▸ **What to produce**
Transcribe the full listing exactly, and drop every picture.

#### Collected material ####

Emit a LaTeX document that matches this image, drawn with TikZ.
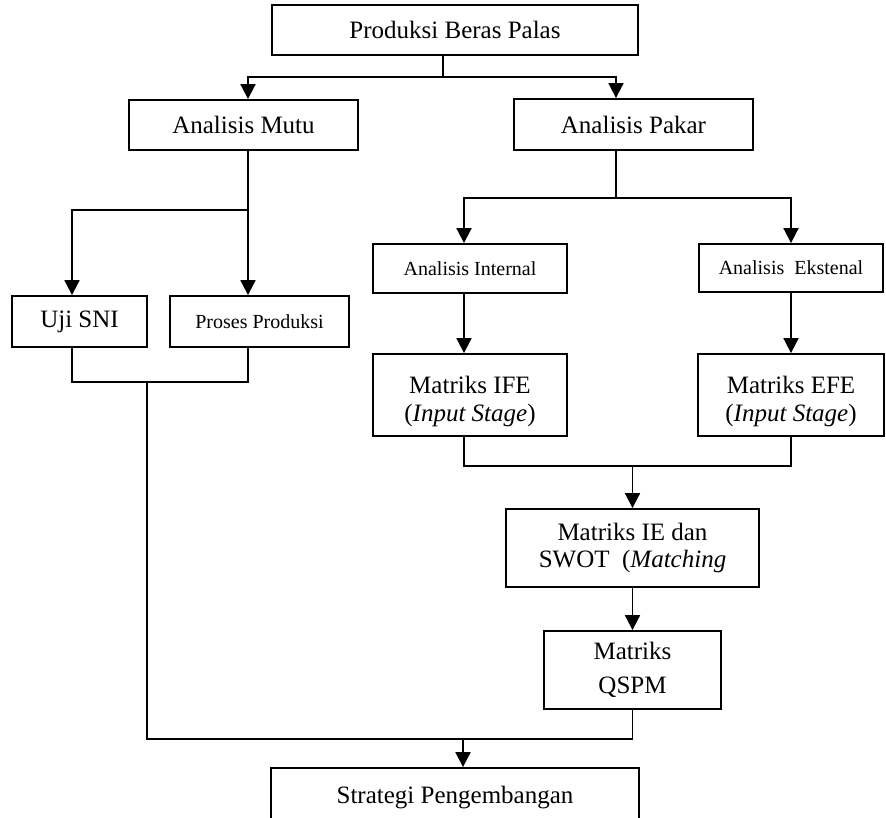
\documentclass[tikz,border=0pt]{standalone}
\usepackage{fontspec}
\setmainfont{Liberation Serif}
\usetikzlibrary{arrows.meta}
\tikzset{
	box/.style={draw, line width=1.8pt, inner sep=0pt, align=center, font=\fontsize{25}{27}\selectfont},
	smallbox/.style={box, font=\fontsize{20}{24}\selectfont},
	flow/.style={line width=1.8pt},
	flowarrow/.style={flow, -{Triangle[width=15pt,length=15pt]}}
}

\begin{document}
\begin{tikzpicture}[x=1pt, y=-1pt]
				\useasboundingbox (0,0) rectangle (886,818);
				\node[box, minimum width=366pt, minimum height=50pt] (Produksi) at (455,30) {Produksi Beras Palas};
				\node[box, minimum width=229pt, minimum height=50pt] (Mutu) at (243.5,125) {Analisis Mutu};
				\node[box, minimum width=239pt, minimum height=51pt] (Pakar) at (633.5,124.5) {Analisis Pakar};
				\node[box, minimum width=135pt, minimum height=51pt] (UjiSNI) at (79.5,321.5) {Uji SNI};
				\node[smallbox, minimum width=179pt, minimum height=51pt] (Proses) at (259.5,321.5) {Proses Produksi};
				\node[smallbox, minimum width=194pt, minimum height=49pt] (Internal) at (470,268.5) {Analisis Internal};
				\node[smallbox, minimum width=184pt, minimum height=48pt] (Ekstenal) at (791,268) {Analisis\ \ Ekstenal};
				\node[box, minimum width=194pt, minimum height=82pt, font=\fontsize{25}{28}\selectfont] (IFE) at (470,395) {\rule{0pt}{30pt}Matriks IFE\\(\textit{Input Stage})};
				\node[box, minimum width=186pt, minimum height=82pt, font=\fontsize{25}{28}\selectfont] (EFE) at (791,395) {\rule{0pt}{30pt}Matriks EFE\\(\textit{Input Stage})};
				\node[box, minimum width=253pt, minimum height=78pt] (IESWOT) at (632.5,548) {Matriks IE dan\\SWOT\ \ (\textit{Matching}};
				\node[box, minimum width=177pt, minimum height=78pt, font=\fontsize{25}{34}\selectfont] (QSPM) at (632.5,670) {Matriks\\QSPM};
				\node[box, minimum width=368pt, minimum height=60pt] (Strategi) at (455,798) {Strategi Pengembangan};
				
				% titik percabangan
				\coordinate (jTop) at (443,77);
				\coordinate (jMutu) at (248,210);
				\coordinate (jPakar) at (616,198);
				\coordinate (jLeft) at (147,382);
				\coordinate (jRight) at (632.5,466);
				\coordinate (jEnd) at (463,739);
				
				\draw[flow] (Produksi.south -| jTop) -- (jTop);
				\draw[flowarrow] (jTop) -| (Mutu.north -| jMutu);
				\draw[flowarrow] (jTop) -| (Pakar.north -| jPakar);
				
				\draw[flow] (Mutu.south -| jMutu) -- (jMutu);
				\draw[flowarrow] (jMutu) -| ([xshift=-7.5pt]UjiSNI.north);
				\draw[flowarrow] (jMutu) -- (Proses.north -| jMutu);
				\draw[flow] ([xshift=-7.5pt]UjiSNI.south) |- (jLeft) -| (Proses.south -| jMutu);
				\draw[flow] (jLeft) |- (QSPM.south |- jEnd) -- (QSPM.south);
				\draw[flowarrow] (jEnd) -- (Strategi.north -| jEnd);
				
				\draw[flow] (Pakar.south -| jPakar) -- (jPakar);
				\draw[flowarrow] (jPakar) -| ([xshift=-6pt]Internal.north);
				\draw[flowarrow] (jPakar) -| (Ekstenal.north);
				\draw[flowarrow] ([xshift=-6pt]Internal.south) -- ([xshift=-6pt]IFE.north);
				\draw[flowarrow] (Ekstenal) -- (EFE);
				\draw[flow] ([xshift=-6pt]IFE.south) |- (jRight) -| (EFE.south);
				\draw[flowarrow] (jRight) -- (IESWOT);
				\draw[flowarrow] (IESWOT) -- (QSPM);
				
\end{tikzpicture}
\end{document}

####

▸ **Complete answer**
Emit a LaTeX document that matches this image, drawn with TikZ.
\documentclass[tikz,border=0pt]{standalone}
\usepackage{fontspec}
\setmainfont{Liberation Serif}
\usetikzlibrary{arrows.meta}
\tikzset{
	box/.style={draw, line width=1.8pt, inner sep=0pt, align=center, font=\fontsize{25}{27}\selectfont},
	smallbox/.style={box, font=\fontsize{20}{24}\selectfont},
	flow/.style={line width=1.8pt},
	flowarrow/.style={flow, -{Triangle[width=15pt,length=15pt]}}
}

\begin{document}
\begin{tikzpicture}[x=1pt, y=-1pt]
				\useasboundingbox (0,0) rectangle (886,818);
				\node[box, minimum width=366pt, minimum height=50pt] (Produksi) at (455,30) {Produksi Beras Palas};
				\node[box, minimum width=229pt, minimum height=50pt] (Mutu) at (243.5,125) {Analisis Mutu};
				\node[box, minimum width=239pt, minimum height=51pt] (Pakar) at (633.5,124.5) {Analisis Pakar};
				\node[box, minimum width=135pt, minimum height=51pt] (UjiSNI) at (79.5,321.5) {Uji SNI};
				\node[smallbox, minimum width=179pt, minimum height=51pt] (Proses) at (259.5,321.5) {Proses Produksi};
				\node[smallbox, minimum width=194pt, minimum height=49pt] (Internal) at (470,268.5) {Analisis Internal};
				\node[smallbox, minimum width=184pt, minimum height=48pt] (Ekstenal) at (791,268) {Analisis\ \ Ekstenal};
				\node[box, minimum width=194pt, minimum height=82pt, font=\fontsize{25}{28}\selectfont] (IFE) at (470,395) {\rule{0pt}{30pt}Matriks IFE\\(\textit{Input Stage})};
				\node[box, minimum width=186pt, minimum height=82pt, font=\fontsize{25}{28}\selectfont] (EFE) at (791,395) {\rule{0pt}{30pt}Matriks EFE\\(\textit{Input Stage})};
				\node[box, minimum width=253pt, minimum height=78pt] (IESWOT) at (632.5,548) {Matriks IE dan\\SWOT\ \ (\textit{Matching}};
				\node[box, minimum width=177pt, minimum height=78pt, font=\fontsize{25}{34}\selectfont] (QSPM) at (632.5,670) {Matriks\\QSPM};
				\node[box, minimum width=368pt, minimum height=60pt] (Strategi) at (455,798) {Strategi Pengembangan};
				
				% titik percabangan
				\coordinate (jTop) at (443,77);
				\coordinate (jMutu) at (248,210);
				\coordinate (jPakar) at (616,198);
				\coordinate (jLeft) at (147,382);
				\coordinate (jRight) at (632.5,466);
				\coordinate (jEnd) at (463,739);
				
				\draw[flow] (Produksi.south -| jTop) -- (jTop);
				\draw[flowarrow] (jTop) -| (Mutu.north -| jMutu);
				\draw[flowarrow] (jTop) -| (Pakar.north -| jPakar);
				
				\draw[flow] (Mutu.south -| jMutu) -- (jMutu);
				\draw[flowarrow] (jMutu) -| ([xshift=-7.5pt]UjiSNI.north);
				\draw[flowarrow] (jMutu) -- (Proses.north -| jMutu);
				\draw[flow] ([xshift=-7.5pt]UjiSNI.south) |- (jLeft) -| (Proses.south -| jMutu);
				\draw[flow] (jLeft) |- (QSPM.south |- jEnd) -- (QSPM.south);
				\draw[flowarrow] (jEnd) -- (Strategi.north -| jEnd);
				
				\draw[flow] (Pakar.south -| jPakar) -- (jPakar);
				\draw[flowarrow] (jPakar) -| ([xshift=-6pt]Internal.north);
				\draw[flowarrow] (jPakar) -| (Ekstenal.north);
				\draw[flowarrow] ([xshift=-6pt]Internal.south) -- ([xshift=-6pt]IFE.north);
				\draw[flowarrow] (Ekstenal) -- (EFE);
				\draw[flow] ([xshift=-6pt]IFE.south) |- (jRight) -| (EFE.south);
				\draw[flowarrow] (jRight) -- (IESWOT);
				\draw[flowarrow] (IESWOT) -- (QSPM);
				
\end{tikzpicture}
\end{document}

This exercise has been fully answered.